Ч. Ю. | страница 19



— Видите ли, Виктор, это, конечно, не коридорный разговор… Но… Мне интересно все в медицине, все! И генетика, и хирургия, и психиатрия… Это, наверное, смешно?

— Нет, что вы!

— Но жизненная программа моя — лечащий врач. Я пока не имею права на другое… ну, что ли… морального права. — Он поморщился от собственного высокого стиля. — Нет, честно… Я не помню, говорил ли вам, я работаю на «неотложке», хотя еще не врач, только фельдшер… И я насмотрелся… В общем, я считаю, что первейшее дело медицины не столько спасать, сколько поддерживать гармонию человеческого организма. — Он опять заволновался, замахал руками. — Ведь что получается: приедешь по вызову — у человека сердечный приступ, — ну, впрыснешь там всякого добра, оживишь — и поминай как звали. А отчего был приступ? Переработал этот тип, не догадался больничный взять, а то и не дали! Или больной зуб у него кровь отравлял. А может, его словом зашибли, он и с катушек долой. Вы не знаете, что делает обидное слово!

— Так что же можете вы?

— На «неотложке» — ничего. А вот окончу институт, попрошусь в какую-нибудь сельскую больницу. Буду на своем участке знать все про всех. Я их налажу, как хорошие часы. С детства! А это — практика. И не знаю, для теории останется ли время! А вы могли бы прямо в науку… простите, может, я вторгаюсь… но мне так кажется… я уверен…

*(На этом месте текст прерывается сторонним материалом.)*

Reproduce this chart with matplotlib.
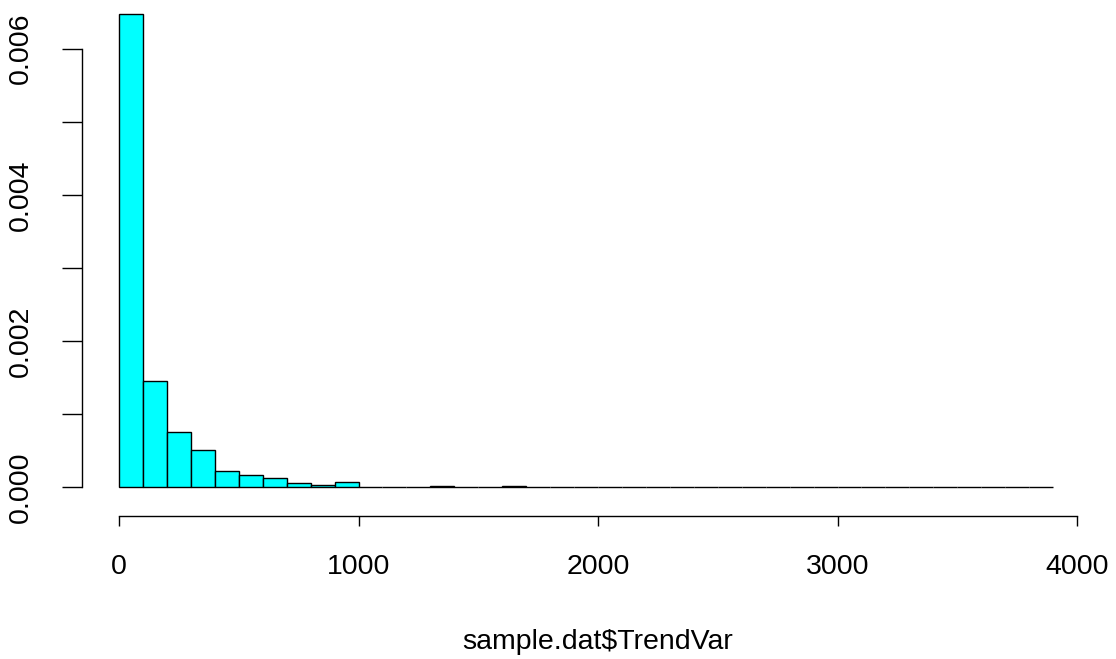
import matplotlib
matplotlib.use("Agg")
import matplotlib.pyplot as plt
import numpy as np

# Histogram of sample.dat$TrendVar (density scale), bin width 100
bin_edges = list(range(0, 4000, 100))  # edges 0..3900 -> 39 bins
densities = [
    0.006471, 0.001458, 0.000761, 0.000510, 0.000223, 0.000172, 0.000131,
    0.000055, 0.000027, 0.000072,
    0.000008, 0.000008, 0.000008, 0.000020, 0.000010, 0.0, 0.000020,
    0.0, 0.0, 0.000008, 0.000008,
    0.0, 0.0, 0.0, 0.0, 0.0, 0.0, 0.0, 0.0, 0.000010,
    0.0, 0.0, 0.0, 0.0, 0.0, 0.0, 0.0, 0.0, 0.000010,
]
x_ticks = [0, 1000, 2000, 3000, 4000]
x_labels = ["0", "1000", "2000", "3000", "4000"]
y_ticks = [0.000, 0.001, 0.002, 0.003, 0.004, 0.005, 0.006]
y_labels = ["0.000", "", "0.002", "", "0.004", "", "0.006"]
x_title = "sample.dat$TrendVar"

plt.rcParams['font.family'] = ['Liberation Sans', 'DejaVu Sans']

W, H = 1116, 659
fig = plt.figure(figsize=(W / 100, H / 100), dpi=100)
left_px, right_px = 81.7, 1090.4
bottom_px, top_px = 516.0, 0.0
ax = fig.add_axes([left_px / W, (H - bottom_px) / H,
                   (right_px - left_px) / W, (bottom_px - top_px) / H])

edges = np.array(bin_edges, dtype=float)
ax.bar(edges[:-1], densities, width=np.diff(edges), align='edge',
       color='#00FFFF', edgecolor='black', linewidth=1.0)

ax.set_xlim(-156, 4056)
ax.set_ylim(-0.000393, 0.006666)

for s in ['top', 'right']:
    ax.spines[s].set_visible(False)
ax.spines['left'].set_bounds(0, 0.006)
ax.spines['bottom'].set_bounds(0, 4000)
ax.spines['left'].set_linewidth(1.0)
ax.spines['bottom'].set_linewidth(1.0)

ax.set_xticks(x_ticks)
ax.set_xticklabels(x_labels, fontsize=20.5)
ax.set_yticks(y_ticks)
ax.set_yticklabels(y_labels, fontsize=20.5, rotation=90, va='center')
ax.tick_params(axis='x', length=7.2, width=1.0, pad=20, direction='out')
ax.tick_params(axis='y', length=14.4, width=1.0, pad=20, direction='out')

fig.text(598 / W, 1 - 642 / H, x_title, fontsize=20.5, ha='center', va='center')

fig.savefig("out.png", dpi=100)
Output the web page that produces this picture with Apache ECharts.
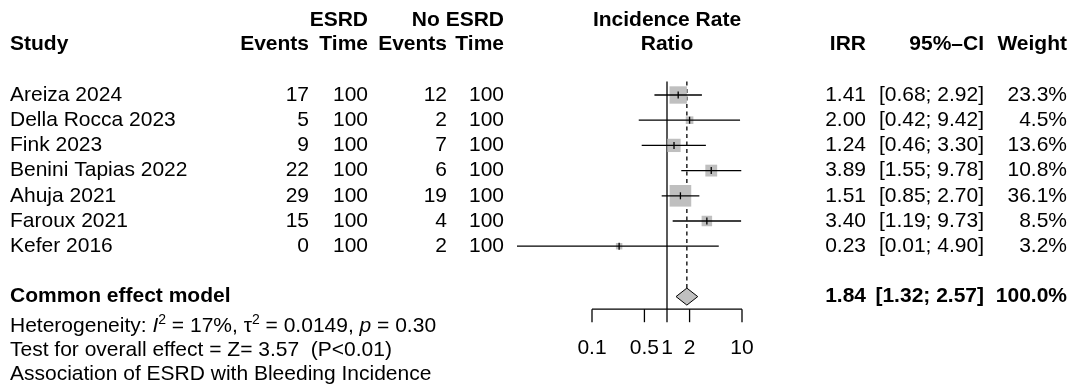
<!DOCTYPE html>
<html><head><meta charset="utf-8">
<script src="https://cdn.jsdelivr.net/npm/echarts@6/dist/echarts.min.js"></script>
<style>html,body{margin:0;padding:0;background:#fff}#c{width:1080px;height:392px}</style>
</head><body><div id="c"></div>
<script>
// ---- data ----
const studies = ['Areiza 2024', 'Della Rocca 2023', 'Fink 2023', 'Benini Tapias 2022', 'Ahuja 2021', 'Faroux 2021', 'Kefer 2016'];
const esrdEvents = [17, 5, 9, 22, 29, 15, 0];
const esrdTime = [100, 100, 100, 100, 100, 100, 100];
const noEsrdEvents = [12, 2, 7, 6, 19, 4, 2];
const noEsrdTime = [100, 100, 100, 100, 100, 100, 100];
const irr = [1.41, 2.00, 1.24, 3.89, 1.51, 3.40, 0.23];
const ciLow = [0.68, 0.42, 0.46, 1.55, 0.85, 1.19, 0.01];
const ciHigh = [2.92, 9.42, 3.30, 9.78, 2.70, 9.73, 4.90];
const weights = [23.3, 4.5, 13.6, 10.8, 36.1, 8.5, 3.2];
const pooledIRR = 1.84;
const pooledLow = 1.32;
const pooledHigh = 2.57;
const pooledWeight = 100.0;
const axisTicks = [0.1, 0.5, 1, 2, 10];
const tickLabels = ['0.1', '0.5', '1', '2', '10'];

// ---- layout / style ----
const FONT = '"Liberation Sans", Arial, Helvetica, sans-serif';
const FS = 21;
const SUMMARY_ROW = 8;
const AXIS_ROW = 8.5;
const TOP_ROW = -0.5;
const COL = { name: 10, ev1: 309, t1: 368, ev2: 447, t2: 504, irr: 866, ci: 984, w: 1067 };

function txt(text, x, y, align, bold) {
  return { type: 'text', style: { text: String(text), x: x, y: y, align: align, verticalAlign: 'middle',
    fontSize: FS, fontFamily: FONT, fontWeight: bold ? 'bold' : 'normal', fill: '#000' } };
}
const ciText = (lo, hi) => '[' + lo.toFixed(2) + '; ' + hi.toFixed(2) + ']';

const chart = echarts.init(document.getElementById('c'), null, { renderer: 'canvas' });

const studyData = studies.map((s, i) => [irr[i], i, ciLow[i], ciHigh[i], weights[i]]);

const option = {
  animation: false,
  backgroundColor: '#fff',
  grid: { left: 517, width: 225, top: 19.4, height: 352.8 },
  xAxis: { type: 'log', logBase: 10, min: 0.01, max: 10, show: false },
  yAxis: { type: 'value', min: -3, max: 11, inverse: true, show: false },
  series: [
    { // reference lines
      type: 'custom', data: [[1, TOP_ROW]], z: 1,
      renderItem: function (params, api) {
        const top = api.coord([1, TOP_ROW]);
        const bot = api.coord([1, AXIS_ROW]);
        const pTop = api.coord([pooledIRR, TOP_ROW]);
        const pBot = api.coord([pooledIRR, SUMMARY_ROW]);
        return { type: 'group', children: [
          { type: 'line', shape: { x1: top[0], y1: top[1] - 1, x2: bot[0], y2: bot[1] }, style: { stroke: '#000', lineWidth: 1.3 } },
          { type: 'line', shape: { x1: pTop[0], y1: pTop[1] - 1, x2: pBot[0], y2: pBot[1] - 8.5 }, style: { stroke: '#000', lineWidth: 1.3, lineDash: [4, 3.5] } }
        ] };
      }
    },
    { // x axis
      type: 'custom', data: axisTicks.map((t, i) => [t, AXIS_ROW, i]), z: 2,
      renderItem: function (params, api) {
        const p = api.coord([api.value(0), AXIS_ROW]);
        const children = [
          { type: 'line', shape: { x1: p[0], y1: p[1], x2: p[0], y2: p[1] + 13 }, style: { stroke: '#000', lineWidth: 1.3 } },
          txt(tickLabels[api.value(2)], p[0], p[1] + 39, 'center', false)
        ];
        if (params.dataIndex === 0) {
          const a = api.coord([axisTicks[0], AXIS_ROW]);
          const b = api.coord([axisTicks[axisTicks.length - 1], AXIS_ROW]);
          children.push({ type: 'line', shape: { x1: a[0], y1: a[1], x2: b[0], y2: b[1] }, style: { stroke: '#000', lineWidth: 1.3 } });
        }
        return { type: 'group', children: children };
      }
    },
    { // study squares & CIs
      type: 'custom', data: studyData, z: 3,
      renderItem: function (params, api) {
        const c = api.coord([api.value(0), api.value(1)]);
        const lo = api.coord([api.value(2), api.value(1)]);
        const hi = api.coord([api.value(3), api.value(1)]);
        const s = 3.6 * Math.sqrt(api.value(4));
        return { type: 'group', children: [
          { type: 'rect', shape: { x: c[0] - s / 2, y: c[1] - s / 2, width: s, height: s }, style: { fill: '#bfbfbf' } },
          { type: 'line', shape: { x1: lo[0], y1: lo[1], x2: hi[0], y2: hi[1] }, style: { stroke: '#000', lineWidth: 1.3 } },
          { type: 'line', shape: { x1: c[0], y1: c[1] - 3.5, x2: c[0], y2: c[1] + 3.5 }, style: { stroke: '#000', lineWidth: 1.3 } }
        ] };
      }
    },
    { // pooled diamond
      type: 'custom', data: [[pooledIRR, SUMMARY_ROW, pooledLow, pooledHigh]], z: 4,
      renderItem: function (params, api) {
        const c = api.coord([api.value(0), api.value(1)]);
        const lo = api.coord([api.value(2), api.value(1)]);
        const hi = api.coord([api.value(3), api.value(1)]);
        const h = 8.5;
        return { type: 'polygon', shape: { points: [[lo[0], c[1]], [c[0], c[1] - h], [hi[0], c[1]], [c[0], c[1] + h]] },
          style: { fill: '#c0c0c0', stroke: '#000', lineWidth: 1 } };
      }
    },
    { // study table text
      type: 'custom', data: studies.map((s, i) => [1, i]), z: 5,
      renderItem: function (params, api) {
        const i = params.dataIndex;
        const y = api.coord([1, api.value(1)])[1];
        return { type: 'group', children: [
          txt(studies[i], COL.name, y, 'left'),
          txt(esrdEvents[i], COL.ev1, y, 'right'),
          txt(esrdTime[i], COL.t1, y, 'right'),
          txt(noEsrdEvents[i], COL.ev2, y, 'right'),
          txt(noEsrdTime[i], COL.t2, y, 'right'),
          txt(irr[i].toFixed(2), COL.irr, y, 'right'),
          txt(ciText(ciLow[i], ciHigh[i]), COL.ci, y, 'right'),
          txt(weights[i].toFixed(1) + '%', COL.w, y, 'right')
        ] };
      }
    },
    { // summary text
      type: 'custom', data: [[1, SUMMARY_ROW]], z: 5,
      renderItem: function (params, api) {
        const y = api.coord([1, SUMMARY_ROW])[1];
        return { type: 'group', children: [
          txt('Common effect model', COL.name, y, 'left', true),
          txt(pooledIRR.toFixed(2), COL.irr, y, 'right', true),
          txt(ciText(pooledLow, pooledHigh), COL.ci, y, 'right', true),
          txt(pooledWeight.toFixed(1) + '%', COL.w, y, 'right', true)
        ] };
      }
    }
  ]
};

function gtxt(text, x, y, align, bold) {
  return { type: 'text', x: x, y: y, silent: true, style: { text: text, align: align, verticalAlign: 'middle',
    fontSize: FS, fontFamily: FONT, fontWeight: bold ? 'bold' : 'normal', fill: '#000' } };
}
option.graphic = [
  gtxt('ESRD', COL.t1, 20, 'right', true),
  gtxt('No ESRD', COL.t2, 20, 'right', true),
  gtxt('Incidence Rate', 667, 20, 'center', true),
  gtxt('Study', COL.name, 44, 'left', true),
  gtxt('Events', COL.ev1, 44, 'right', true),
  gtxt('Time', COL.t1, 44, 'right', true),
  gtxt('Events', COL.ev2, 44, 'right', true),
  gtxt('Time', COL.t2, 44, 'right', true),
  gtxt('Ratio', 667, 44, 'center', true),
  gtxt('IRR', COL.irr, 44, 'right', true),
  gtxt('95%\u2013CI', COL.ci, 44, 'right', true),
  gtxt('Weight', COL.w, 44, 'right', true),
  { type: 'text', x: COL.name, y: 326, silent: true, style: {
      text: 'Heterogeneity: {i|I}{s|2} = 17%, \u03c4{s|2} = 0.0149, {i|p} = 0.30',
      verticalAlign: 'middle', align: 'left', fontSize: FS, fontFamily: FONT, fill: '#000',
      rich: {
        i: { fontSize: FS, fontFamily: FONT, fontStyle: 'italic', fill: '#000' },
        s: { fontSize: 14, fontFamily: FONT, fill: '#000', verticalAlign: 'top', padding: [0, 0, 12, 0] }
      } } },
  gtxt('Test for overall effect = Z= 3.57  (P<0.01)', COL.name, 350, 'left'),
  gtxt('Association of ESRD with Bleeding Incidence', COL.name, 374, 'left')
];

chart.setOption(option);
</script>
</body></html>
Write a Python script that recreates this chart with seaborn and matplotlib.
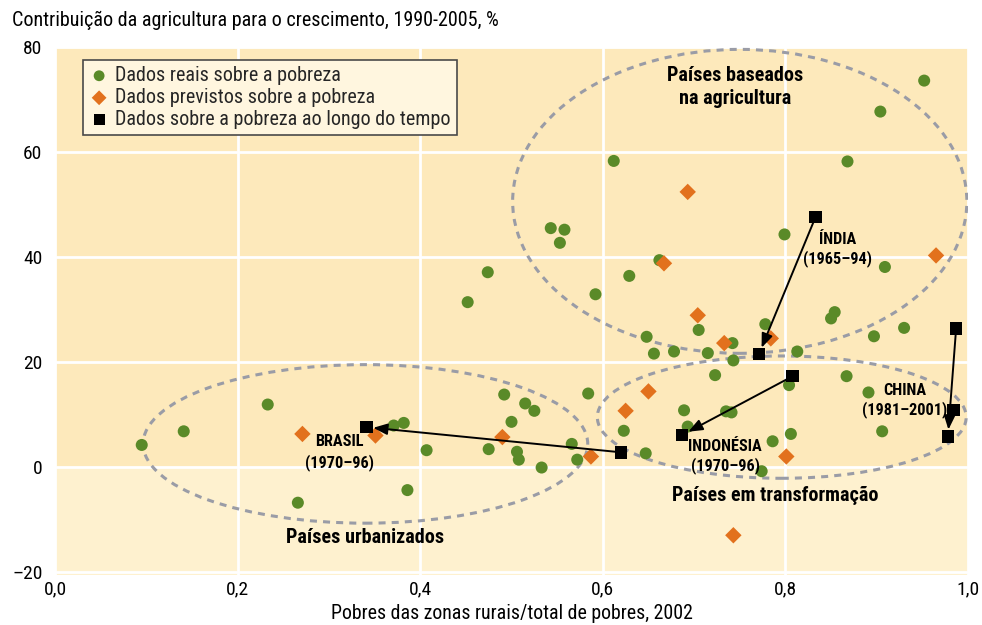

— Спасибо, Алик. — Виктор наклоняет голову, улыбается одной из своих самых простодушных и искренних улыбок. — Спасибо.

У Виктора есть дар посмотреть на себя со стороны. Эта сцена выглядит отлично: двое мужчин, двое людей, увлеченных одним и тем же делом, жмут друг другу руки. В рукопожатии есть нечто прямое, бескорыстное, как невысказанное обещание дружбы и поддержки. Даша зачарована этой картиной, этим кадром из фильма, роскошным мужественным спектаклем.

Виктор первый отнимает руку, резко поворачивается. Даша следует за ним, как по зову волшебной дудочки. Некоторое время он чувствует себя заклинателем змей (почти на протяжении всего коридора), возле уличной двери им овладевает беспокойство, что-то похожее на ощущение неловкости, будто эта дудочка издает фальшивую ноту.

— Над нашей квартирой… — говорит он Даше, выходя в солнечный день на сухой, уже по-летнему горячий асфальт. — Над нашей квартирой живет девочка, которая учится музыке. Удивительно бездарная. Она все время врет в аккомпанементе. Вот так играет:

Раз-два-три,
бряк-два-три,
раз-два-бряк! —

просто сил нет.

— Большая девочка? — спрашивает Даша.